## Goal of the exercise
Omit all pictures, then retype the data exactly as given.

— Start of Data excerpt —

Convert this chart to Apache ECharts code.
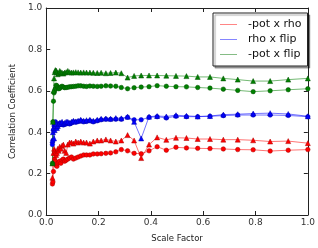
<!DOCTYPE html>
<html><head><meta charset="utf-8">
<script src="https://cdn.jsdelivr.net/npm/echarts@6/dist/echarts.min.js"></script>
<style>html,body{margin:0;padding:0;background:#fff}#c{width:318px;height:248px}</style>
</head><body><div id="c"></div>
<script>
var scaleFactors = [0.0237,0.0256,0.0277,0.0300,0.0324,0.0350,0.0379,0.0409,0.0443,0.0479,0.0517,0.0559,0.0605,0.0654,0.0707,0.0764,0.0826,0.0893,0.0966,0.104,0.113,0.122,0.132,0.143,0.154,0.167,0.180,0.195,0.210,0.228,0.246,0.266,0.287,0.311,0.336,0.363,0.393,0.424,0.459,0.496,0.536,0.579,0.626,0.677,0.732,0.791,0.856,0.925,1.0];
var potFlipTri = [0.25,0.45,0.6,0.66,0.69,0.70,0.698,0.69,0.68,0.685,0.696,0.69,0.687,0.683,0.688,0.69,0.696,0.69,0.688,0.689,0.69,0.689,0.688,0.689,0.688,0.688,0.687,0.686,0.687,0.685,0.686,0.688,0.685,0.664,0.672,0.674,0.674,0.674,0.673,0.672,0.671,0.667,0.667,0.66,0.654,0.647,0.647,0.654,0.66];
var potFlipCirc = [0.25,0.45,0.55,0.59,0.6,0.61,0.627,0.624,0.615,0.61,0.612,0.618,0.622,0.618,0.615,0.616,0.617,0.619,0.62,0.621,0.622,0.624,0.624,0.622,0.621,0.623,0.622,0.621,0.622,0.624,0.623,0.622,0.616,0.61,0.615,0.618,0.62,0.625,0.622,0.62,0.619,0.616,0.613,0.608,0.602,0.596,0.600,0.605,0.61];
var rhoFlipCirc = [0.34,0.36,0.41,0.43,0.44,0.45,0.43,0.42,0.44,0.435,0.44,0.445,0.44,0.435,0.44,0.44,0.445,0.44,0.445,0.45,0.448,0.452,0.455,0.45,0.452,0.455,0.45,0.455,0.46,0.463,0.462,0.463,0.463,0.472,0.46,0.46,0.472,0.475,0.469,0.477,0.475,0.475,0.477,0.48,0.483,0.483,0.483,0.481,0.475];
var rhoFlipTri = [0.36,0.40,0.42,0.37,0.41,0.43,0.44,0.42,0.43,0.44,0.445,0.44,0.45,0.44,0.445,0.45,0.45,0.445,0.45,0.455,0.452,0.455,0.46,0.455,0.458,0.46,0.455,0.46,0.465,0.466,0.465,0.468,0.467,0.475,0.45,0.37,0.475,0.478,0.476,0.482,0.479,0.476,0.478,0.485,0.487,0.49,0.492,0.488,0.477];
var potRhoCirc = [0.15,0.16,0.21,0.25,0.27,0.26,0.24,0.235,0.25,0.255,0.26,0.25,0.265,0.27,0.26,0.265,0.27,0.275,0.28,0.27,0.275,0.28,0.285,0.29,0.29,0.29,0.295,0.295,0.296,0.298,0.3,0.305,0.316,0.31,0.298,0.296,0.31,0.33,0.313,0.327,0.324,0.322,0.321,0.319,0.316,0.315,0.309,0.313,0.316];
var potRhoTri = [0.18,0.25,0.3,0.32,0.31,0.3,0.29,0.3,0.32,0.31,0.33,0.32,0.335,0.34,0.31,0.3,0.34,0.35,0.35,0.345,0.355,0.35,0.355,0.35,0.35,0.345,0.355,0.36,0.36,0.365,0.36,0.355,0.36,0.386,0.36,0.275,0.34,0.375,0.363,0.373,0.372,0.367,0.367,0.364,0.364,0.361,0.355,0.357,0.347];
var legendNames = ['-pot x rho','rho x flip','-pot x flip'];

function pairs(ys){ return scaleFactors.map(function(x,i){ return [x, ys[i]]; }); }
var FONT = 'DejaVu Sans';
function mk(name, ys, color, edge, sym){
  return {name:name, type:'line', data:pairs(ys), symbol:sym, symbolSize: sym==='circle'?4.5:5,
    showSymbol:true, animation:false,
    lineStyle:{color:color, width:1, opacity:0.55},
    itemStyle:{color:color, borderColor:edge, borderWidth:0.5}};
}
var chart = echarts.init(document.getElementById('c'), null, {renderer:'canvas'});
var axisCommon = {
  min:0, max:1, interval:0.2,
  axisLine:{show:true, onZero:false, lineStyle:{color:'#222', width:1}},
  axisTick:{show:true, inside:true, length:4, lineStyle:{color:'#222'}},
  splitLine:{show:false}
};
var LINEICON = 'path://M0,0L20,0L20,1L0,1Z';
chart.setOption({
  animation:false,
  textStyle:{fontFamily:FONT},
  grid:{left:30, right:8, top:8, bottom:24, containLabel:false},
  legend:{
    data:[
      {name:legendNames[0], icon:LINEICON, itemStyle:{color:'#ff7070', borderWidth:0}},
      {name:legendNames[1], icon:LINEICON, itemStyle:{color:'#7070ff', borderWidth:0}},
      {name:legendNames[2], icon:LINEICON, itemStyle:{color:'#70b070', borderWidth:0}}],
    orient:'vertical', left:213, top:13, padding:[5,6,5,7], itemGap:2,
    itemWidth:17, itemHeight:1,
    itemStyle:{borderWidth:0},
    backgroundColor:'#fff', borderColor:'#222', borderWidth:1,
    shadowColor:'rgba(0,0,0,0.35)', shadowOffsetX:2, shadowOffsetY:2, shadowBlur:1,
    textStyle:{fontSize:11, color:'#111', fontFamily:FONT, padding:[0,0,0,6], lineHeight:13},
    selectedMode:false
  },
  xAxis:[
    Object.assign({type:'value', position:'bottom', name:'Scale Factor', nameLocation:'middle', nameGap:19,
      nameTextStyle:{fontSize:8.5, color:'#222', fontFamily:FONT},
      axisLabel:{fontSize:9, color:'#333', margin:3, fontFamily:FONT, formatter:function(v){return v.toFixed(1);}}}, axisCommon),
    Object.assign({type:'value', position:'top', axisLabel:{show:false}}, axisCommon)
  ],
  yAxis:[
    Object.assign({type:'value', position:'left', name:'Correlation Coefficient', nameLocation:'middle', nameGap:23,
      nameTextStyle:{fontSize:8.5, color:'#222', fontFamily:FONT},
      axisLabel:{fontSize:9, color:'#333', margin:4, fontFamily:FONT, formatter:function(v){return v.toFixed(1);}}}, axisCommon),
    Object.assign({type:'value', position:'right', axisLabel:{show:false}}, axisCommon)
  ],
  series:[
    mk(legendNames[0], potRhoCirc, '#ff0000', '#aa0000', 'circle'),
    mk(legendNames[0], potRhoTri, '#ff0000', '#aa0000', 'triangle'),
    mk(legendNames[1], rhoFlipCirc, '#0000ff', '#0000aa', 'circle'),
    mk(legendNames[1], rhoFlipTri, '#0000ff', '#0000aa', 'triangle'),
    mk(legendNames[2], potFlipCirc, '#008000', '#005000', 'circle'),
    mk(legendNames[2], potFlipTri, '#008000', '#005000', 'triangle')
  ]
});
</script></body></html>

— End of Data excerpt —

## Exercise answer
Convert this chart to Apache ECharts code.
<!DOCTYPE html>
<html><head><meta charset="utf-8">
<script src="https://cdn.jsdelivr.net/npm/echarts@6/dist/echarts.min.js"></script>
<style>html,body{margin:0;padding:0;background:#fff}#c{width:318px;height:248px}</style>
</head><body><div id="c"></div>
<script>
var scaleFactors = [0.0237,0.0256,0.0277,0.0300,0.0324,0.0350,0.0379,0.0409,0.0443,0.0479,0.0517,0.0559,0.0605,0.0654,0.0707,0.0764,0.0826,0.0893,0.0966,0.104,0.113,0.122,0.132,0.143,0.154,0.167,0.180,0.195,0.210,0.228,0.246,0.266,0.287,0.311,0.336,0.363,0.393,0.424,0.459,0.496,0.536,0.579,0.626,0.677,0.732,0.791,0.856,0.925,1.0];
var potFlipTri = [0.25,0.45,0.6,0.66,0.69,0.70,0.698,0.69,0.68,0.685,0.696,0.69,0.687,0.683,0.688,0.69,0.696,0.69,0.688,0.689,0.69,0.689,0.688,0.689,0.688,0.688,0.687,0.686,0.687,0.685,0.686,0.688,0.685,0.664,0.672,0.674,0.674,0.674,0.673,0.672,0.671,0.667,0.667,0.66,0.654,0.647,0.647,0.654,0.66];
var potFlipCirc = [0.25,0.45,0.55,0.59,0.6,0.61,0.627,0.624,0.615,0.61,0.612,0.618,0.622,0.618,0.615,0.616,0.617,0.619,0.62,0.621,0.622,0.624,0.624,0.622,0.621,0.623,0.622,0.621,0.622,0.624,0.623,0.622,0.616,0.61,0.615,0.618,0.62,0.625,0.622,0.62,0.619,0.616,0.613,0.608,0.602,0.596,0.600,0.605,0.61];
var rhoFlipCirc = [0.34,0.36,0.41,0.43,0.44,0.45,0.43,0.42,0.44,0.435,0.44,0.445,0.44,0.435,0.44,0.44,0.445,0.44,0.445,0.45,0.448,0.452,0.455,0.45,0.452,0.455,0.45,0.455,0.46,0.463,0.462,0.463,0.463,0.472,0.46,0.46,0.472,0.475,0.469,0.477,0.475,0.475,0.477,0.48,0.483,0.483,0.483,0.481,0.475];
var rhoFlipTri = [0.36,0.40,0.42,0.37,0.41,0.43,0.44,0.42,0.43,0.44,0.445,0.44,0.45,0.44,0.445,0.45,0.45,0.445,0.45,0.455,0.452,0.455,0.46,0.455,0.458,0.46,0.455,0.46,0.465,0.466,0.465,0.468,0.467,0.475,0.45,0.37,0.475,0.478,0.476,0.482,0.479,0.476,0.478,0.485,0.487,0.49,0.492,0.488,0.477];
var potRhoCirc = [0.15,0.16,0.21,0.25,0.27,0.26,0.24,0.235,0.25,0.255,0.26,0.25,0.265,0.27,0.26,0.265,0.27,0.275,0.28,0.27,0.275,0.28,0.285,0.29,0.29,0.29,0.295,0.295,0.296,0.298,0.3,0.305,0.316,0.31,0.298,0.296,0.31,0.33,0.313,0.327,0.324,0.322,0.321,0.319,0.316,0.315,0.309,0.313,0.316];
var potRhoTri = [0.18,0.25,0.3,0.32,0.31,0.3,0.29,0.3,0.32,0.31,0.33,0.32,0.335,0.34,0.31,0.3,0.34,0.35,0.35,0.345,0.355,0.35,0.355,0.35,0.35,0.345,0.355,0.36,0.36,0.365,0.36,0.355,0.36,0.386,0.36,0.275,0.34,0.375,0.363,0.373,0.372,0.367,0.367,0.364,0.364,0.361,0.355,0.357,0.347];
var legendNames = ['-pot x rho','rho x flip','-pot x flip'];

function pairs(ys){ return scaleFactors.map(function(x,i){ return [x, ys[i]]; }); }
var FONT = 'DejaVu Sans';
function mk(name, ys, color, edge, sym){
  return {name:name, type:'line', data:pairs(ys), symbol:sym, symbolSize: sym==='circle'?4.5:5,
    showSymbol:true, animation:false,
    lineStyle:{color:color, width:1, opacity:0.55},
    itemStyle:{color:color, borderColor:edge, borderWidth:0.5}};
}
var chart = echarts.init(document.getElementById('c'), null, {renderer:'canvas'});
var axisCommon = {
  min:0, max:1, interval:0.2,
  axisLine:{show:true, onZero:false, lineStyle:{color:'#222', width:1}},
  axisTick:{show:true, inside:true, length:4, lineStyle:{color:'#222'}},
  splitLine:{show:false}
};
var LINEICON = 'path://M0,0L20,0L20,1L0,1Z';
chart.setOption({
  animation:false,
  textStyle:{fontFamily:FONT},
  grid:{left:30, right:8, top:8, bottom:24, containLabel:false},
  legend:{
    data:[
      {name:legendNames[0], icon:LINEICON, itemStyle:{color:'#ff7070', borderWidth:0}},
      {name:legendNames[1], icon:LINEICON, itemStyle:{color:'#7070ff', borderWidth:0}},
      {name:legendNames[2], icon:LINEICON, itemStyle:{color:'#70b070', borderWidth:0}}],
    orient:'vertical', left:213, top:13, padding:[5,6,5,7], itemGap:2,
    itemWidth:17, itemHeight:1,
    itemStyle:{borderWidth:0},
    backgroundColor:'#fff', borderColor:'#222', borderWidth:1,
    shadowColor:'rgba(0,0,0,0.35)', shadowOffsetX:2, shadowOffsetY:2, shadowBlur:1,
    textStyle:{fontSize:11, color:'#111', fontFamily:FONT, padding:[0,0,0,6], lineHeight:13},
    selectedMode:false
  },
  xAxis:[
    Object.assign({type:'value', position:'bottom', name:'Scale Factor', nameLocation:'middle', nameGap:19,
      nameTextStyle:{fontSize:8.5, color:'#222', fontFamily:FONT},
      axisLabel:{fontSize:9, color:'#333', margin:3, fontFamily:FONT, formatter:function(v){return v.toFixed(1);}}}, axisCommon),
    Object.assign({type:'value', position:'top', axisLabel:{show:false}}, axisCommon)
  ],
  yAxis:[
    Object.assign({type:'value', position:'left', name:'Correlation Coefficient', nameLocation:'middle', nameGap:23,
      nameTextStyle:{fontSize:8.5, color:'#222', fontFamily:FONT},
      axisLabel:{fontSize:9, color:'#333', margin:4, fontFamily:FONT, formatter:function(v){return v.toFixed(1);}}}, axisCommon),
    Object.assign({type:'value', position:'right', axisLabel:{show:false}}, axisCommon)
  ],
  series:[
    mk(legendNames[0], potRhoCirc, '#ff0000', '#aa0000', 'circle'),
    mk(legendNames[0], potRhoTri, '#ff0000', '#aa0000', 'triangle'),
    mk(legendNames[1], rhoFlipCirc, '#0000ff', '#0000aa', 'circle'),
    mk(legendNames[1], rhoFlipTri, '#0000ff', '#0000aa', 'triangle'),
    mk(legendNames[2], potFlipCirc, '#008000', '#005000', 'circle'),
    mk(legendNames[2], potFlipTri, '#008000', '#005000', 'triangle')
  ]
});
</script></body></html>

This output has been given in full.